Monetary policy in Washington - and it is done in Washington - is completely cock-eyed and broken. We are in the third year of a zero interest rate regime. Now that sounds good -- it was something that was supposed to get us out of that horrible economic crisis we were in. What could be better than very cheap money; essentially being able to borrow money for nothing? But it doesn't work out that way. Zero percent interest rates deny people the ability to benefit from saving: on a fixed income many people want interest rates to be existent so they can get some income off of their savings.  Without savings, there's less credit.

But also it affects business in a very negative way. A lot of the banks, particularly mid-sized and smaller banks that were not in "too big to fail" category that you only hear about in Washington, cannot lend money without borrowing from the larger banks, and at zero percent they are very reluctant to give the lines of credit that even a profitable business needs in order to hire. Businesses that are sound are not going out of business because we don't have great entrepreneurs in this country. But if you can't draw on a line of credit, and those are down by two-thirds as compared to 2008, expansion is very difficult such that everything is put on hold.

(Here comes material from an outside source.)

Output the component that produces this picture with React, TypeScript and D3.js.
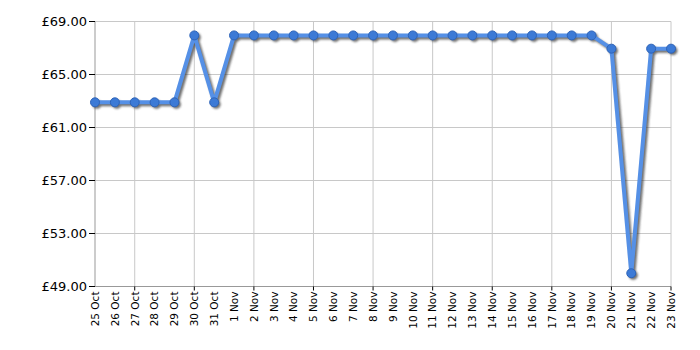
import React from "react";
import * as d3 from "d3";

const dates = [
  "25 Oct", "26 Oct", "27 Oct", "28 Oct", "29 Oct", "30 Oct", "31 Oct",
  "1 Nov", "2 Nov", "3 Nov", "4 Nov", "5 Nov", "6 Nov", "7 Nov", "8 Nov",
  "9 Nov", "10 Nov", "11 Nov", "12 Nov", "13 Nov", "14 Nov", "15 Nov",
  "16 Nov", "17 Nov", "18 Nov", "19 Nov", "20 Nov", "21 Nov", "22 Nov", "23 Nov",
];
const prices = [
  62.9, 62.9, 62.9, 62.9, 62.9, 67.95, 62.9,
  67.95, 67.95, 67.95, 67.95, 67.95, 67.95, 67.95, 67.95,
  67.95, 67.95, 67.95, 67.95, 67.95, 67.95, 67.95,
  67.95, 67.95, 67.95, 67.95, 66.95, 50.0, 66.95, 66.95,
];
const yTicks = [49, 53, 57, 61, 65, 69];

const W = 700, H = 350;
const left = 95, right = 671, top = 21.5, bottom = 286.5;

export default function App() {
  const x = d3.scalePoint<string>().domain(dates).range([left, right]);
  const y = d3.scaleLinear().domain([49, 69]).range([bottom, top]);
  const line = d3.line<number>().x((_, i) => x(dates[i])!).y((d) => y(d));
  const path = line(prices) || "";
  const gridDates = dates.filter((_, i) => i >= 2 && (i - 2) % 3 === 0);
  const font = "Verdana, 'DejaVu Sans', sans-serif";

  return (
    <svg width={W} height={H} style={{ position: "absolute", left: 0, top: 0 }}>
      <defs>
        <filter id="sh" x="-10%" y="-10%" width="120%" height="120%">
          <feGaussianBlur stdDeviation="1" />
        </filter>
      </defs>
      <rect width={W} height={H} fill="#fff" />
      {yTicks.filter((t) => t !== 49).map((t) => (
        <line key={t} x1={left} x2={right} y1={y(t)} y2={y(t)} stroke="#c8c8c8" />
      ))}
      {gridDates.map((d) => (
        <line key={d} x1={x(d)} x2={x(d)} y1={top} y2={bottom} stroke="#c8c8c8" />
      ))}
      <line x1={left} x2={left} y1={top} y2={bottom} stroke="#999" />
      <line x1={left} x2={right} y1={bottom} y2={bottom} stroke="#999" />
      {yTicks.map((t) => (
        <g key={t}>
          <line x1={left - 6} x2={left} y1={y(t)} y2={y(t)} stroke="#000" />
          <text x={left - 8} y={y(t)} dy="0.35em" textAnchor="end" fontFamily={font} fontSize={13} fill="#000">
            {"£" + t.toFixed(2)}
          </text>
        </g>
      ))}
      {gridDates.map((d) => (
        <line key={"t" + d} x1={x(d)} x2={x(d)} y1={bottom} y2={bottom + 4} stroke="#000" />
      ))}
      {dates.map((d) => (
        <text
          key={"l" + d}
          transform={`translate(${x(d)! + 3.8},${bottom + 5}) rotate(-90)`}
          textAnchor="end"
          fontFamily={font}
          fontSize={10.5}
          fill="#000"
        >
          {d}
        </text>
      ))}
      <g transform="translate(2,2)" filter="url(#sh)" opacity={0.7}>
        <path d={path} fill="none" stroke="#333" strokeWidth={4} strokeLinejoin="round" />
        {prices.map((p, i) => (
          <circle key={i} cx={x(dates[i])} cy={y(p)} r={4.5} fill="#333" />
        ))}
      </g>
      <path d={path} fill="none" stroke="#5590e6" strokeWidth={4} strokeLinejoin="round" />
      {prices.map((p, i) => (
        <circle key={"c" + i} cx={x(dates[i])} cy={y(p)} r={4.5} fill="#3c7ad6" stroke="#2d63b8" strokeWidth={1} />
      ))}
    </svg>
  );
}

The zero interest rate regime is now in its third year and on top of that Ben Bernanke did something he called quantitative easing -- you can just think of that as printing money because that is what it is. It was supposed to have ended this month but nobody knows for sure whether Mr. Bernanke is really going to end it because the economy is so weak. Nine percent unemployment in the third year of a so-called recovery is totally unacceptable, and there is no sign that the economy is getting any traction from easy money.

But these are all Washington-based issues. These are things that you send Senator Grassley, Senator Harkin, and your congressman to Washington to solve.

Why am I here at the grassroots? Well, Congress is involved. Congress is a codependent in this Federal Reserve policy because when they run big deficits, when they spend money that they don't have, in effect they go across the street to the Federal Reserve in Washington and ask them to print the money that they are spending. So I have a confession to make: I have spent the better part of a year, over a year at my day job (I work in Washington D.C., I have to admit that) trying to get congressmen to act on it. Because they created the Federal Reserve almost a hundred years ago they have the power to do something about it. But I can't, and other colleagues of mine have not been able to get them interested.